When it was time to descend, we were all grateful. I couldn’t feel my fingers. It was like skiing in dirt with my walking sticks. Back at basecamp, we broke down our tents, repacked our bags, and had a hearty breakfast of cup ramen and instant coffee. I had little energy left, but I knew I could never gain any from staying up in the cold where I couldn’t sleep.
In all my interviews with people who had climbed Acatenango, everyone said the first 30 minutes up and the last 30 minutes to the summit are the hardest. Not one person mentioned that going down was just as brutal as going up. While some of the fitter young men of the group literally ran down the mountain, I slipped and slid. Falling not one, not two, not three, not four, but five times, landing like an upside down turtle–at one point getting rammed into by one of those young men running down the path as I tried to lift myself and my pack onto my feet. At this fateful point, the guide decided that going down didn’t require any breaks. I fell behind quickly. My toes were getting crushed badly by my shoes. While my breathing was no longer an issue, my muscles, which had offered no complaint going up, started to tremble. I had nothing left to give, I had foolishly put everything I had into the summit push. I was hysterical halfway down. The utter exhaustion, the pain, the thought of the journey ahead of me, the compulsion to finish the trek without help, all manifested as tears. I may have climbed Acatenango, but she was repaying me in kind. I had blisters on my hands and feet, the sun was scorching my skin, my toenails felt like they were being ripped off. One girl stayed behind with me, and Tito trailed after us, offering to carry my pack for the last 20 minutes. Which I refused.
In those last few minutes, I wasn’t a person anymore. The mountain had taken everything from me. My spirit, my dignity, my cellphone. Even as I write this, 24 hours after finishing the trek, I’m having trouble feeling anything. Except a concavity in my chest and searing pain when I try to sit down anywhere. At least my toenails have returned to normal.
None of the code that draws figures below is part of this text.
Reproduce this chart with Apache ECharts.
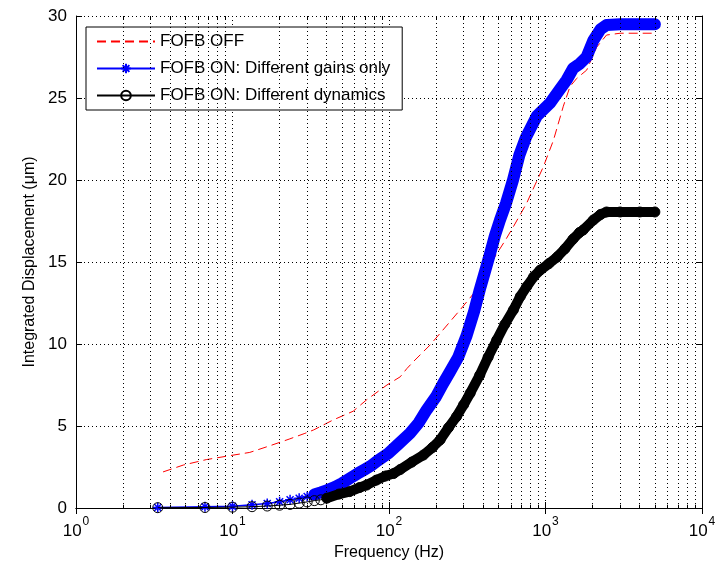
<!DOCTYPE html>
<html lang="en">
<head>
    <meta charset="UTF-8">
    <title>Integrated displacement</title>
    <script src="https://cdn.jsdelivr.net/npm/echarts@6/dist/echarts.min.js"></script>
    <style>
        *{
            margin: 0;
            padding: 0;
        }
        html ,body{
            width: 100%;
            height: 100%;
            overflow: hidden;
            background: #fff;
        }
        .container{
            width: 720px;
            height: 567px;
        }
    </style>
</head>
<body>
<div class="container"></div>
<script>
    // values: frequency (Hz) and integrated displacement (um)
    let offFreq = [3.6, 4.85, 6.8, 9.6, 12.9, 17.4, 23, 29, 33, 44, 59, 72, 97, 118, 130, 143, 183, 212, 284, 363, 420, 488, 560, 623, 700, 759, 857, 968, 1122, 1300, 1435, 1585, 1833, 2123, 2456, 3000, 4000, 5000];
    let offVal = [2.2, 2.62, 2.95, 3.19, 3.39, 3.8, 4.2, 4.55, 4.76, 5.37, 5.9, 6.6, 7.5, 8.0, 8.5, 8.92, 9.94, 10.65, 12.07, 13.3, 14.5, 15.5, 16.4, 17.15, 18.0, 18.6, 19.7, 20.8, 22.4, 24.5, 25.7, 26.2, 26.7, 28.1, 28.84, 28.95, 28.95, 28.95];

    let gainFreq = [3.33, 6.67, 10, 13.33, 16.67, 20, 23.33, 26.67, 30, 33.33, 36.67, 40, 45, 50, 56, 63, 70, 76, 85, 99, 115, 136, 155, 174, 200, 222, 245, 277, 313, 350, 380, 410, 442, 475, 512, 560, 620, 680, 750, 880, 1070, 1250, 1365, 1500, 1660, 1830, 2020, 2250, 2460, 3000, 4000, 5000];
    let gainVal = [0.03, 0.08, 0.1, 0.2, 0.28, 0.38, 0.5, 0.6, 0.7, 0.82, 0.95, 1.08, 1.28, 1.5, 1.8, 2.1, 2.35, 2.55, 2.9, 3.33, 3.9, 4.55, 5.2, 5.98, 6.8, 7.6, 8.3, 9.2, 10.5, 12.0, 13.3, 14.4, 15.5, 16.6, 17.56, 18.6, 20.0, 21.5, 22.6, 23.9, 24.7, 25.6, 26.1, 26.8, 27.1, 27.5, 28.5, 29.2, 29.45, 29.5, 29.5, 29.5];

    let dynFreq = [3.33, 6.67, 10, 13.33, 16.67, 20, 23.33, 26.67, 30, 33.33, 36.67, 40, 48, 56, 65, 72, 83, 95, 107, 118, 140, 166, 190, 212, 240, 270, 300, 330, 380, 430, 488, 550, 623, 690, 759, 840, 923, 1050, 1185, 1330, 1500, 1650, 1740, 2023, 2250, 2456, 3000, 4000, 5000];
    let dynVal = [0.02, 0.03, 0.05, 0.08, 0.12, 0.17, 0.22, 0.3, 0.37, 0.45, 0.5, 0.6, 0.85, 1.0, 1.25, 1.4, 1.7, 1.95, 2.1, 2.35, 2.8, 3.23, 3.7, 4.15, 4.9, 5.57, 6.3, 7.0, 8.1, 9.2, 10.24, 11.2, 12.07, 12.9, 13.5, 14.1, 14.5, 14.9, 15.3, 15.8, 16.4, 16.8, 16.95, 17.56, 17.9, 18.05, 18.05, 18.05, 18.05];

    let names = ['FOFB OFF', 'FOFB ON: Different gains only', 'FOFB ON: Different dynamics'];
    let yTicks = [0, 5, 10, 15, 20, 25, 30];
    let xMinor = [2, 3, 4, 5, 6, 7, 8, 9, 20, 30, 40, 50, 60, 70, 80, 90, 200, 300, 400, 500, 600, 700, 800, 900, 2000, 3000, 4000, 5000, 6000, 7000, 8000, 9000];

    let font = 'Liberation Sans, Arial, sans-serif';
    let pair = (fs, vs) => fs.map((f, i) => [f, vs[i]]);
    let offData = pair(offFreq, offVal);
    let gainData = pair(gainFreq, gainVal);
    let dynData = pair(dynFreq, dynVal);

    let star = 'path://M0,5L10,5M5,0L5,10M1.5,1.5L8.5,8.5M8.5,1.5L1.5,8.5';
    let dots = {type: [1, 3], color: '#000', width: 1};

    // short minor tick marks on bottom and top edges
    let minorTicks = [];
    xMinor.forEach(f => {
        minorTicks.push([{coord: [f, 0]}, {coord: [f, 0.2]}]);
        minorTicks.push([{coord: [f, 30]}, {coord: [f, 29.8]}]);
    });

    let container = document.querySelector('.container');
    let mycharts = echarts.init(container);

    let options = {
        animation: false,
        backgroundColor: '#fff',
        textStyle: {fontFamily: font},
        grid: {left: 76, right: 18, top: 16, bottom: 59, containLabel: false},
        legend: {
            data: [
                {name: names[0], itemStyle: {color: 'rgba(0,0,0,0)', borderWidth: 0, opacity: 0}},
                {name: names[1]},
                {name: names[2]}
            ],
            orient: 'vertical',
            left: 86,
            top: 27,
            backgroundColor: '#fff',
            borderColor: '#000',
            borderWidth: 1,
            borderRadius: 0,
            padding: [5, 12, 5, 10],
            itemWidth: 58,
            itemHeight: 12,
            itemGap: 8,
            textStyle: {fontSize: 17, color: '#000', fontFamily: font, lineHeight: 19}
        },
        xAxis: [{
            type: 'log',
            logBase: 10,
            min: 1,
            max: 10000,
            name: 'Frequency (Hz)',
            nameLocation: 'middle',
            nameGap: 36,
            nameTextStyle: {fontSize: 16, color: '#000'},
            axisLine: {lineStyle: {color: '#000'}},
            axisTick: {inside: true, length: 6, lineStyle: {color: '#000'}},
            axisLabel: {
                margin: 8,
                formatter: v => '{b|10}{s|' + Math.round(Math.log10(v)) + '}',
                rich: {
                    b: {fontSize: 17, color: '#000', fontFamily: font, lineHeight: 24, verticalAlign: 'bottom'},
                    s: {fontSize: 12, color: '#000', fontFamily: font, lineHeight: 24, verticalAlign: 'top', padding: [0, 0, 0, 1]}
                }
            },
            splitLine: {show: true, lineStyle: dots}
        }, {
            type: 'log',
            logBase: 10,
            min: 1,
            max: 10000,
            position: 'top',
            axisLine: {lineStyle: {color: '#000'}},
            axisTick: {inside: true, length: 6, lineStyle: {color: '#000'}},
            axisLabel: {show: false},
            splitLine: {show: false}
        }],
        yAxis: [{
            type: 'value',
            min: 0,
            max: 30,
            interval: 5,
            name: 'Integrated Displacement (\u03bcm)',
            nameLocation: 'middle',
            nameGap: 38,
            nameTextStyle: {fontSize: 16, color: '#000'},
            axisLine: {show: true, lineStyle: {color: '#000'}},
            axisTick: {show: true, inside: true, length: 6, lineStyle: {color: '#000'}},
            axisLabel: {fontSize: 17, color: '#000', margin: 9, formatter: v => yTicks.includes(v) ? String(v) : ''},
            splitLine: {show: true, lineStyle: dots}
        }, {
            type: 'value',
            min: 0,
            max: 30,
            interval: 5,
            position: 'right',
            axisLine: {show: true, lineStyle: {color: '#000'}},
            axisTick: {show: true, inside: true, length: 6, lineStyle: {color: '#000'}},
            axisLabel: {show: false},
            splitLine: {show: false}
        }],
        series: [
            {
                name: 'minorGrid',
                type: 'line',
                data: [],
                silent: true,
                markLine: {
                    silent: true,
                    symbol: 'none',
                    label: {show: false},
                    lineStyle: dots,
                    data: xMinor.map(f => ({xAxis: f}))
                }
            },
            {
                name: 'minorTicks',
                type: 'line',
                data: [],
                silent: true,
                markLine: {
                    silent: true,
                    symbol: 'none',
                    label: {show: false},
                    lineStyle: {type: 'solid', color: '#000', width: 1},
                    data: minorTicks
                }
            },
            {
                name: names[0],
                type: 'line',
                data: offData,
                showSymbol: false,
                symbol: 'none',
                itemStyle: {color: '#ff0000'},
                lineStyle: {color: '#ff0000', width: 1, type: [9, 5]},
                z: 3
            },
            {
                name: 'gainBand',
                type: 'line',
                data: gainData.filter(d => d[0] >= 33),
                symbol: 'none',
                lineStyle: {color: '#0000ff', width: 12, cap: 'round', join: 'round'},
                z: 4
            },
            {
                name: names[1],
                type: 'line',
                data: gainData,
                symbol: star,
                symbolSize: 10,
                itemStyle: {color: '#0000ff', borderColor: '#0000ff', borderWidth: 1.5},
                lineStyle: {color: '#0000ff', width: 1.5},
                z: 4
            },
            {
                name: 'dynBand',
                type: 'line',
                data: dynData.filter(d => d[0] >= 40),
                symbol: 'none',
                lineStyle: {color: '#000', width: 10, cap: 'round', join: 'round'},
                z: 5
            },
            {
                name: names[2],
                type: 'line',
                data: dynData,
                symbol: 'circle',
                symbolSize: 10,
                itemStyle: {color: 'rgba(0,0,0,0)', borderColor: '#000', borderWidth: 1},
                lineStyle: {color: '#000', width: 1},
                z: 5
            }
        ]
    };

    mycharts.setOption(options);
</script>
</body>
</html>
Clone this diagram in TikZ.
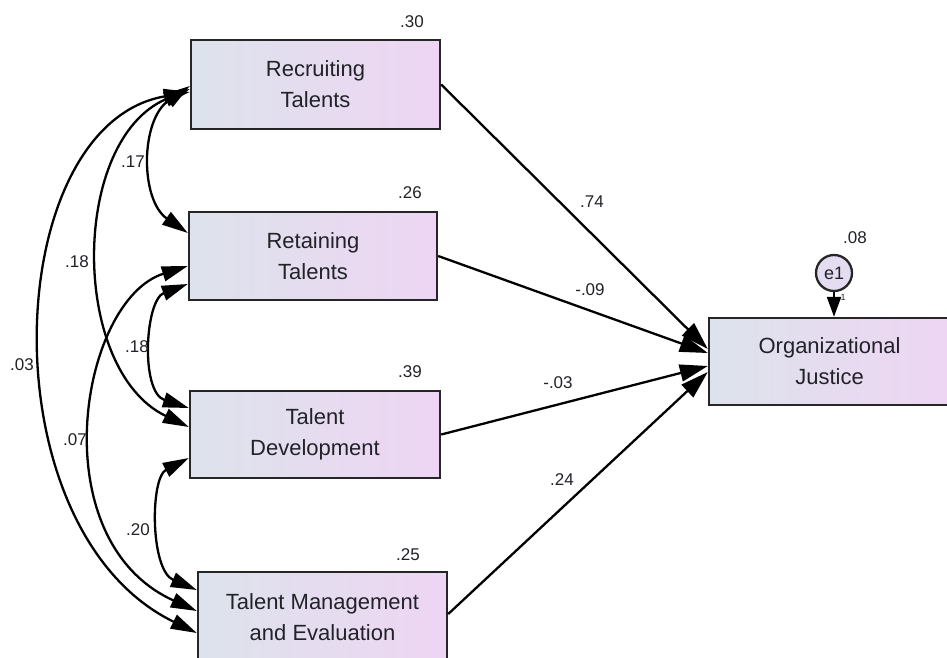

Was it worth it? It’s a good question. Was it worth it for the view? No. Was it worth it for the boy? Nah. Was it worth it because I learned a valuable lesson about myself? Hell yes. I gave everything I had to this journey, I gave more of my strength and my spirit to Acatenango than I’ve ever given anything. I said to myself that I would try my best, and my best brought me to the top of a mountain. And if that’s not worth it, I don’t know what is.